Hours later, he reminded an enthusiastic audience in Chapel Hill, North Carolina, that Republicans in the state tried to make it harder to vote with sweeping election law changes, only to have a federal court strike down the law because it "targeted black voters with surgical precision."
So "it's easier to vote than ever" in North Carolina, Obama said. "What's our excuse?"
An Associated Press analysis of early voting data in North Carolina shows blacks have cast 111,000 fewer ballots than at this point four years ago, when Obama lost the state by about 92,000 votes. Clinton aides note that GOP officials there reduced early voting sites for the initial week of early voting, and they say they can make up the difference by Election Day now that more sites are opening.

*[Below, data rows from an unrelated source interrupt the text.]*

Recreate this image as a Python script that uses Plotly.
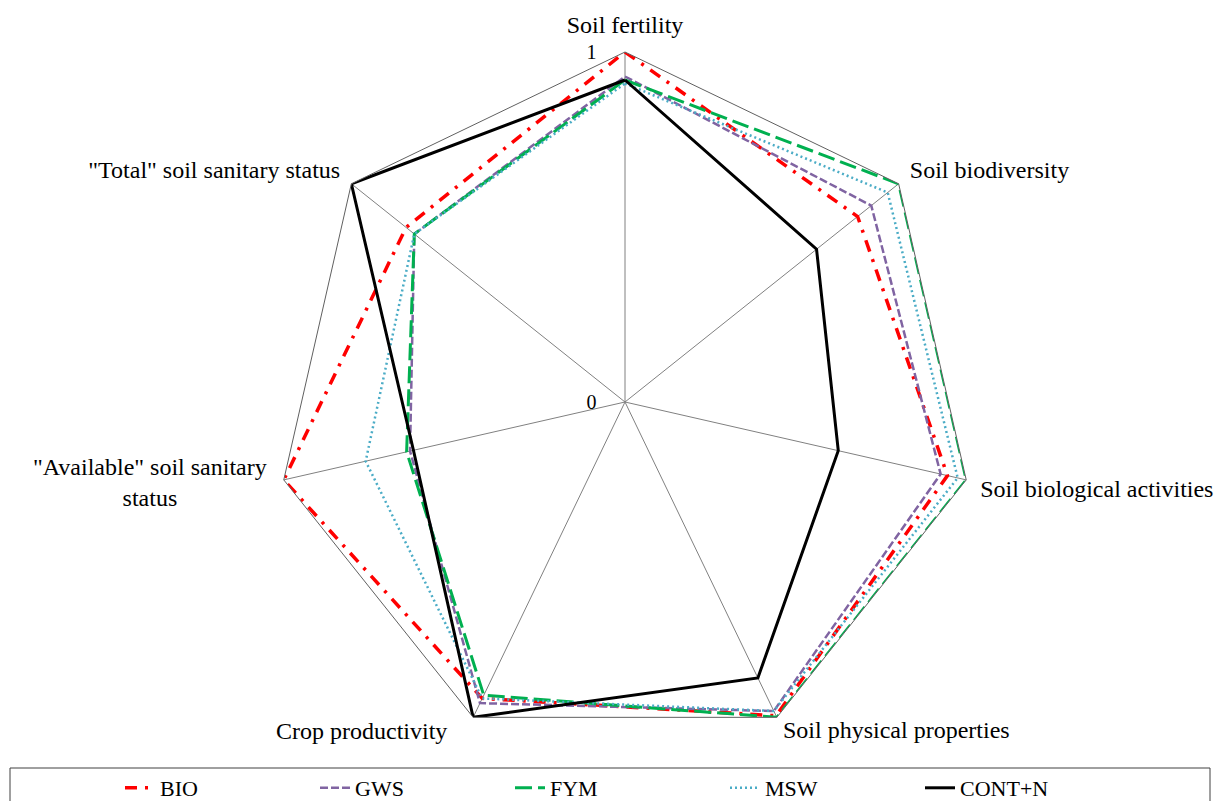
import plotly.graph_objects as go

# axes of the radar, clockwise from the top
categories = [
    "Soil fertility",
    "Soil biodiversity",
    "Soil biological activities",
    "Soil physical properties",
    "Crop productivity",
    '"Available" soil sanitary<br>status',
    '"Total" soil sanitary status',
]
radial_ticks = [0, 1]

# normalised scores (0-1)
bio = [1.00, 0.85, 0.945, 0.995, 0.94, 1.00, 0.80]
gws = [0.93, 0.90, 0.925, 0.98, 0.955, 0.63, 0.77]
fym = [0.92, 1.00, 1.00, 1.00, 0.93, 0.64, 0.77]
msw = [0.91, 0.96, 0.975, 0.98, 0.94, 0.76, 0.77]
cont_n = [0.92, 0.70, 0.625, 0.875, 1.00, 0.62, 1.00]

series = [
    ("BIO", bio, "#FF0000", "12px,8px,3px,8px", 3.5),
    ("GWS", gws, "#8064A2", "8px,3px", 2.5),
    ("FYM", fym, "#00B050", "17px,6px", 3),
    ("MSW", msw, "#4BACC6", "2px,3px", 2.5),
    ("CONT+N", cont_n, "#000000", "solid", 3),
]

FONT = "Liberation Serif"
W, H = 1226, 801
OFF = 8  # the page body margin shifts the figure by 8px


def px_x(px):
    return (px - OFF) / W


def px_y(py):
    return 1 - (py - OFF) / H


fig = go.Figure()
legend_ids = ["legend", "legend2", "legend3", "legend4", "legend5"]
for (name, vals, color, dash, width), lg in zip(series, legend_ids):
    fig.add_trace(go.Scatterpolar(
        r=vals + vals[:1],
        theta=categories + categories[:1],
        mode="lines",
        name=name,
        legend=lg,
        line=dict(color=color, dash=dash, width=width),
    ))

# the lower labels sit a bit higher in the original,
# so they are written as annotations instead of axis tick labels
manual = {3: (781, 730, "left"), 4: (449, 731, "right"), 5: (150, 482, "center")}
ticktext = ["" if i in manual else c for i, c in enumerate(categories)]
annotations = [
    dict(text=categories[i], x=px_x(px), y=px_y(py), xref="paper", yref="paper",
         xanchor=anchor, yanchor="middle", align="center", showarrow=False,
         font=dict(family=FONT, size=24, color="black"))
    for i, (px, py, anchor) in manual.items()
]

# centre and radius of the heptagon in page pixels
cx, cy, rad = 625, 402, 350
layout_legends = {}
text_x = [162, 357, 552, 767, 962]
for lg, tx in zip(legend_ids, text_x):
    layout_legends[lg] = dict(x=px_x(tx - 42), y=0, xanchor="left", yanchor="bottom",
                              orientation="h", bgcolor="rgba(0,0,0,0)",
                              font=dict(family=FONT, size=22, color="black"))

fig.update_layout(
    width=W, height=H,
    margin=dict(l=0, r=0, t=0, b=0),
    paper_bgcolor="white",
    plot_bgcolor="white",
    showlegend=True,
    font=dict(family=FONT, size=24, color="black"),
    polar=dict(
        domain=dict(x=[px_x(cx - rad), px_x(cx + rad)],
                    y=[px_y(cy + rad), px_y(cy - rad)]),
        gridshape="linear",
        bgcolor="white",
        radialaxis=dict(range=[0, 1], tickvals=radial_ticks,
                        ticktext=[f"{v}" + "&nbsp;" * 5 for v in radial_ticks],
                        showgrid=False, showline=False, ticks="",
                        angle=90, tickangle=90, side="counterclockwise",
                        tickfont=dict(family=FONT, size=20)),
        angularaxis=dict(direction="clockwise", rotation=90,
                         tickmode="array", tickvals=categories, ticktext=ticktext,
                         showline=True, linecolor="#606060", linewidth=1,
                         showgrid=True, gridcolor="#808080", gridwidth=1,
                         ticks="outside", ticklen=9, tickcolor="rgba(0,0,0,0)",
                         tickfont=dict(family=FONT, size=24)),
    ),
    annotations=annotations,
    shapes=[dict(type="rect", xref="paper", yref="paper",
                 x0=px_x(10), x1=px_x(1210), y0=-0.05, y1=px_y(768),
                 line=dict(color="#404040", width=1))],
    **layout_legends,
)

fig.write_html("out.html")
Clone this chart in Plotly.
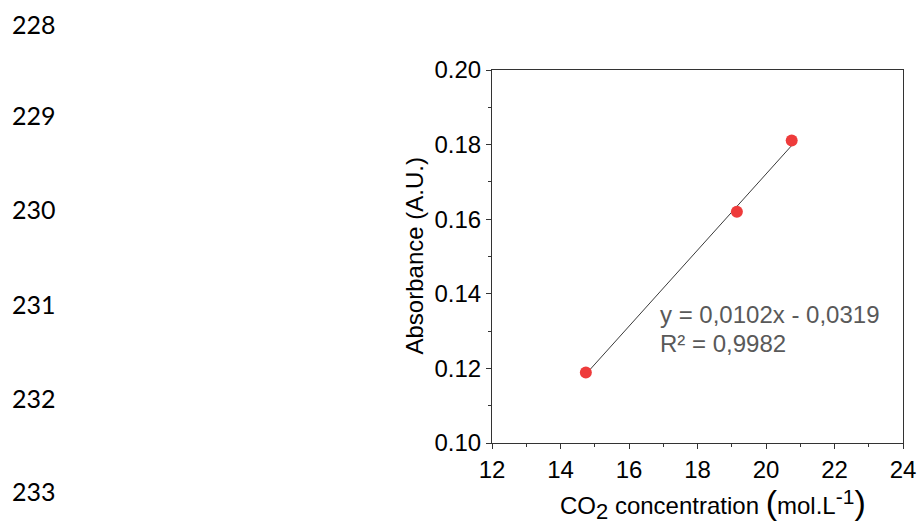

Black voters' share of early ballots request is also down a few percentage points in Florida and Ohio, though the Clinton campaign points to strong early turnout in key urban counties with large numbers of blacks and Hispanics.
To be clear, Clinton will win the black vote by overwhelming margins, just as Obama and a generation of Democratic presidential nominees before him. On her way to her party's nomination, Clinton won more than 3 out of 4 black voters.